Memproduksi Teks Sejarah Nama kelompok :
Alifah Widya R
Gigih Yudha F
Nurlatifa Amelia R
Zahra Tazkia Asal Mula Sidoarjo
Sidoarjo dulu dikenal sebagai pusat dari Kerajaan Jenggolo. Pada zaman dahulu Sidoarjo juga dikenal sebagai nama Sidokare. Sidoarjo adalah bagian dari Kabupaten Surabaya. Daerah Sidokare dipimpin oleh patih bernama R. Ng. Djojohardjo. Setelah itu Sidokare dipimpin oleh R. Notopuro dengan gelar R.T.P Tjokronegoro. Pada tahun 1859, berdasarkan Keputusan Pemerintah Hindia Belanda No. 9/1859 tanggal 31 Januari 1859 Staatsblad No.6, daerah Kabupaten Surabaya dibagi menjadi dua bagian yaitu Kabupaten Surabaya dan Kabupaten Sidokare. Sejak itu mulai diangkat seorang Bupati utuk memimpin Kabupaten Sidokare yaitu R. Notopuro (R.T.P Tjokronegoro) berasal dari Kasepuhan, putera R.A.P Tjokronegoro Bupati Surabaya, dan bertempat tinggal di kampung Pandean (sebelah selatan Pasar Lama sekarang), beliau medirikan masjid di Pekauman (Masjid Abror sekarang), sedang alun-alunya pada waktu itu adalah Pasar Lama. Dalam tahun 1859 itu juga, dengan berdasarkan Surat Keputusan Pemerintah Hindia Belanda No. 10/1859 tanggal 28 Mei 1859 Staatsblad. 1859 nama Kabupaten Sidokare diganti dengan Kabupaten Sidoarjo. Dengan demikian dapatlah dikatakan bahwa secara resmi terbentuknya Daerah Kabupaten Sidoarjo adalah tangal 28 Mei 1859 dan sebagai Bupati I adalah R.Notopuro (R.T.P Tjokronegoro) Semula rumah Kabupaten di daerah kampung Pandean, kemudian karena suatu hal maka Bupati Tjokronegoro I dipindahkan ke Kampung Pucang (Wates). Disini beliau membangun masjid Jamik yang sekarang ini (Masjid Agung), tetapi masih dalam bentuk yang sangat sederhana, sedang di sebelah Baratnya dijadikan Pesarean Pendem (Asri). Pada tahun 1862 R. Notopuro wafat dan digantikan dengan kakaknya yang bernama R.T.A.A Tjokronegoro II. Tahun 1883 Bupati Tjokronegoro II pensiun, sebagai gantinya diangkat R.P. Sumodiredjo tetapi masa jabatannya hanya 3 bulan karena beliau wafat pada tahun itu juga. Kemudian R.A.A.T. Tjondronegoro I diangkat sebagai gantinya.

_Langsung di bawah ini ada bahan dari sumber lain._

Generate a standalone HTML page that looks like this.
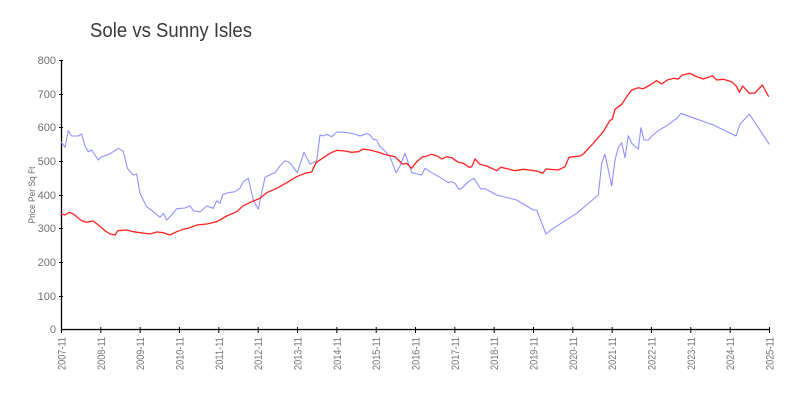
<!DOCTYPE html>
<html><head><meta charset="utf-8"><style>
html,body{margin:0;padding:0;background:#fff;}
svg{display:block;}
text{font-family:"Liberation Sans",sans-serif;}
</style></head><body>
<svg width="800" height="400" viewBox="0 0 800 400" xmlns="http://www.w3.org/2000/svg">
<rect width="800" height="400" fill="#fff"/>
<text x="90" y="37" font-size="20" fill="#3a3a3a" textLength="162" lengthAdjust="spacingAndGlyphs" font-weight="300">Sole vs Sunny Isles</text>
<text transform="translate(35,195) rotate(-90)" text-anchor="middle" font-size="9.5" fill="#666" textLength="57" lengthAdjust="spacingAndGlyphs">Price Per Sq Ft</text>
<g font-size="11" fill="#707070" text-anchor="end">
<text x="56" y="64">800</text>
<text x="56" y="98">700</text>
<text x="56" y="131">600</text>
<text x="56" y="165">500</text>
<text x="56" y="199">400</text>
<text x="56" y="232">300</text>
<text x="56" y="266">200</text>
<text x="56" y="300">100</text>
<text x="56" y="333">0</text>
</g>
<g stroke="#000" stroke-width="1">
<line x1="59" y1="60.5" x2="63" y2="60.5"/>
<line x1="59" y1="94.5" x2="63" y2="94.5"/>
<line x1="59" y1="127.5" x2="63" y2="127.5"/>
<line x1="59" y1="161.5" x2="63" y2="161.5"/>
<line x1="59" y1="195.5" x2="63" y2="195.5"/>
<line x1="59" y1="228.5" x2="63" y2="228.5"/>
<line x1="59" y1="262.5" x2="63" y2="262.5"/>
<line x1="59" y1="296.5" x2="63" y2="296.5"/>
</g>
<line x1="61" y1="331" x2="769" y2="331" stroke="#ccc" stroke-width="1" stroke-dasharray="1,1"/>
<line x1="61.5" y1="60" x2="61.5" y2="330" stroke="#000" stroke-width="1.3"/>
<line x1="61" y1="329.5" x2="770" y2="329.5" stroke="#000" stroke-width="1.3"/>
<g stroke="#000" stroke-width="1">
<line x1="61.5" y1="327" x2="61.5" y2="333"/>
<line x1="100.8" y1="327" x2="100.8" y2="333"/>
<line x1="140.2" y1="327" x2="140.2" y2="333"/>
<line x1="179.5" y1="327" x2="179.5" y2="333"/>
<line x1="218.8" y1="327" x2="218.8" y2="333"/>
<line x1="258.2" y1="327" x2="258.2" y2="333"/>
<line x1="297.5" y1="327" x2="297.5" y2="333"/>
<line x1="336.8" y1="327" x2="336.8" y2="333"/>
<line x1="376.2" y1="327" x2="376.2" y2="333"/>
<line x1="415.5" y1="327" x2="415.5" y2="333"/>
<line x1="454.8" y1="327" x2="454.8" y2="333"/>
<line x1="494.2" y1="327" x2="494.2" y2="333"/>
<line x1="533.5" y1="327" x2="533.5" y2="333"/>
<line x1="572.8" y1="327" x2="572.8" y2="333"/>
<line x1="612.2" y1="327" x2="612.2" y2="333"/>
<line x1="651.5" y1="327" x2="651.5" y2="333"/>
<line x1="690.8" y1="327" x2="690.8" y2="333"/>
<line x1="730.2" y1="327" x2="730.2" y2="333"/>
<line x1="769.5" y1="327" x2="769.5" y2="333"/>
</g>
<g font-size="11" fill="#777" text-anchor="end">
<text transform="translate(65.5,337) rotate(-90)" textLength="33" lengthAdjust="spacingAndGlyphs">2007-11</text>
<text transform="translate(104.8,337) rotate(-90)" textLength="33" lengthAdjust="spacingAndGlyphs">2008-11</text>
<text transform="translate(144.2,337) rotate(-90)" textLength="33" lengthAdjust="spacingAndGlyphs">2009-11</text>
<text transform="translate(183.5,337) rotate(-90)" textLength="33" lengthAdjust="spacingAndGlyphs">2010-11</text>
<text transform="translate(222.8,337) rotate(-90)" textLength="33" lengthAdjust="spacingAndGlyphs">2011-11</text>
<text transform="translate(262.2,337) rotate(-90)" textLength="33" lengthAdjust="spacingAndGlyphs">2012-11</text>
<text transform="translate(301.5,337) rotate(-90)" textLength="33" lengthAdjust="spacingAndGlyphs">2013-11</text>
<text transform="translate(340.8,337) rotate(-90)" textLength="33" lengthAdjust="spacingAndGlyphs">2014-11</text>
<text transform="translate(380.2,337) rotate(-90)" textLength="33" lengthAdjust="spacingAndGlyphs">2015-11</text>
<text transform="translate(419.5,337) rotate(-90)" textLength="33" lengthAdjust="spacingAndGlyphs">2016-11</text>
<text transform="translate(458.8,337) rotate(-90)" textLength="33" lengthAdjust="spacingAndGlyphs">2017-11</text>
<text transform="translate(498.2,337) rotate(-90)" textLength="33" lengthAdjust="spacingAndGlyphs">2018-11</text>
<text transform="translate(537.5,337) rotate(-90)" textLength="33" lengthAdjust="spacingAndGlyphs">2019-11</text>
<text transform="translate(576.8,337) rotate(-90)" textLength="33" lengthAdjust="spacingAndGlyphs">2020-11</text>
<text transform="translate(616.2,337) rotate(-90)" textLength="33" lengthAdjust="spacingAndGlyphs">2021-11</text>
<text transform="translate(655.5,337) rotate(-90)" textLength="33" lengthAdjust="spacingAndGlyphs">2022-11</text>
<text transform="translate(694.8,337) rotate(-90)" textLength="33" lengthAdjust="spacingAndGlyphs">2023-11</text>
<text transform="translate(734.2,337) rotate(-90)" textLength="33" lengthAdjust="spacingAndGlyphs">2024-11</text>
<text transform="translate(773.5,337) rotate(-90)" textLength="33" lengthAdjust="spacingAndGlyphs">2025-11</text>
</g>
<polyline fill="none" stroke="#9090ff" stroke-width="1.1" stroke-linejoin="round" points="61,141.7 65,147.3 68.3,130.7 71.7,136 78.3,136 81.7,134 85,146 88.3,151.7 91.7,150 98.3,160 101.7,156.7 106.7,155.3 111.7,152.7 118.3,148.3 123.3,151.3 127.3,168.3 133.3,175 136.7,174 140,193.3 146.7,206.7 153.3,211.7 160,217.3 163.3,213.3 166.7,220 171.7,215 176.7,208.7 185,208 190,205.7 193.3,210.7 200,212 206.7,206 213.3,208.3 216.7,200.7 220,203.3 222.7,194.7 228.3,192.7 235,191.7 240,188.3 243.3,181.7 248.3,178.3 253.3,200 258.3,209.3 265,177.3 271.7,174 275,172.7 280,166 285,160.7 290,162.7 297.3,172.7 304,152.3 310,164.3 316.7,160.7 320,135 323.3,136 326.7,134.3 331.7,136.7 336.7,132 345,132.3 355,134 360,136 366.7,133.7 370,135 373.3,139.3 376.7,140 380,146.7 385,151 390,156.7 396,172.7 400,166 405,153.3 411.7,172.7 421.7,175 425,168.3 430,171.7 440,177.3 448.3,182.7 451.7,181.7 455,183.3 459,189.3 461.7,188.3 468.3,181.7 474,178.3 480.7,189 485,188.7 496.7,195 516.7,200 533.3,210 536.7,210 546,234 553.3,228.3 576.7,213.3 598.3,195 601.7,163.3 605,154 611.7,186 615,160 618.3,147.3 621.7,142.7 625,157.7 628.3,135.7 631.7,143.3 638.3,149 641,127.7 644,140 648.3,140 651.7,136 658.3,130.7 666.7,125.7 676.7,118.3 681,113.3 690,116.7 713.3,125 736,136 740,124.3 749.3,114 769.3,144.3"/>
<polyline fill="none" stroke="#ff2020" stroke-width="1.3" stroke-linejoin="round" points="61,214 65,215 69.3,212.3 73.3,214 81.7,220.7 86.7,222.3 93.3,221 98.3,225 105,230.7 110,234 115,235 117.7,230.7 126.7,230 133.3,231.7 140,232.7 150,234 156.7,232 163.3,232.7 170,235 176.7,231.7 183.3,229.3 188.3,228.3 196.7,225 206.7,224 216.7,221.7 226.7,216 236.7,211.7 243.3,205.7 251.7,201.7 260,198.3 266.7,192.7 276.7,188.3 286.7,182.7 296.7,176.7 305,173.3 311.7,172 316,162.7 323.3,157.7 330,153.3 336.7,150.3 345,151 351.7,152.3 358.3,151.7 363.3,149 370,150 378.3,152.3 386.7,155 395,156.7 402.7,164.3 406.7,163.3 411.7,168.3 416.7,161.7 422.7,156.7 425,156.7 431.7,154.3 436.7,155.7 441.7,159 446.7,156.7 451.7,157.7 458.3,162.3 463.3,163.3 469.3,167.3 471.7,166.7 475,159 480,164.3 486.7,166 496.7,170.7 500.7,167.3 508.3,169 515,170.7 523.3,169.3 536.7,171 542.7,173.3 546,169 558.3,170 565,166.7 569,157.3 580,156 583.3,154 593.3,143.3 603.3,131.7 610,120.3 612.3,119.3 615,109.3 621.7,104.3 626.7,96.7 631.7,90 638.3,87.7 643.3,88.7 650,85 656.7,80.7 661.7,84 667.3,80 674,78.3 678.3,79 681.7,75.3 690,73.3 695,76 703.3,79 708.3,77.3 712.3,75.7 716.7,80 723.3,79.3 731.7,81.7 736.7,86.7 739.3,92.3 742.7,86 749.3,93.3 755,93 762.3,85 768.7,96.7"/>
</svg>
</body></html>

Pada zaman Pedudukan Jepang (8 Maret 1942 – 15 Agustus 1945), daerah delta Sungai Brantas termasuk Sidoarjo berada di bawah kekuasaan Pemerintahan Militer. Pada tanggal 15 Agustus 1945, Jepang menyerah pada Sekutu. Awal bulan Maret 1946, Belanda mulai aktif dalam usaha-usahanya untuk menduduki kembali daerah ini. Ketika Belanda menduduki Gedangan, pemerintah Indonesia memindahkan pusat pemerintahan Sidoarjo ke Porong. Daerah Dungus (Kecamatan Sukodono) menjadi daerah rebutan dengan Belanda. Tanggal 24 Desember 1946, Belanda mulai menyerang kota Sidoarjo dengan serangan dari Tulangan. Sidoarjo jatuh ke tangan Belanda hari itu juga. Pusat pemerintahan Sidoarjo lalu dipindahkan lagi ke daerah Jombang. Pemerintahan pendudukan Belanda (dikenal dengan nama Recomba) berusaha membentuk kembali pemerintahan seperti di masa kolonial dulu. Pada November 1948, dibentuklah Negara Jawa Timur salah satu negara bagian dalam Republik Indonesia Serikat. Sidoarjo berada di bawah pemerintahan Recomba hingga tahun 1949. Tanggal 27 Desember 1949 sebagai hasil kesepakatan Konferensi Meja Bundar, Belanda menyerahkan kembali Negara Jawa Timur kepada Republik Indonesia, sehingga daerah delta Brantas dengan sendirinya menjadi daerah Republik Indonesia Saat ini Sidoarjo adalah kota yang terkenal sebagai produsen barang barang berbau kulit dan juga terkenal sebagai kota lapindo. Disana kita akan menemui beragam tata kota yang berbentuk udang dan bandeng karena udang dan bandeng merupakan ikon dari kota Sidoarjo.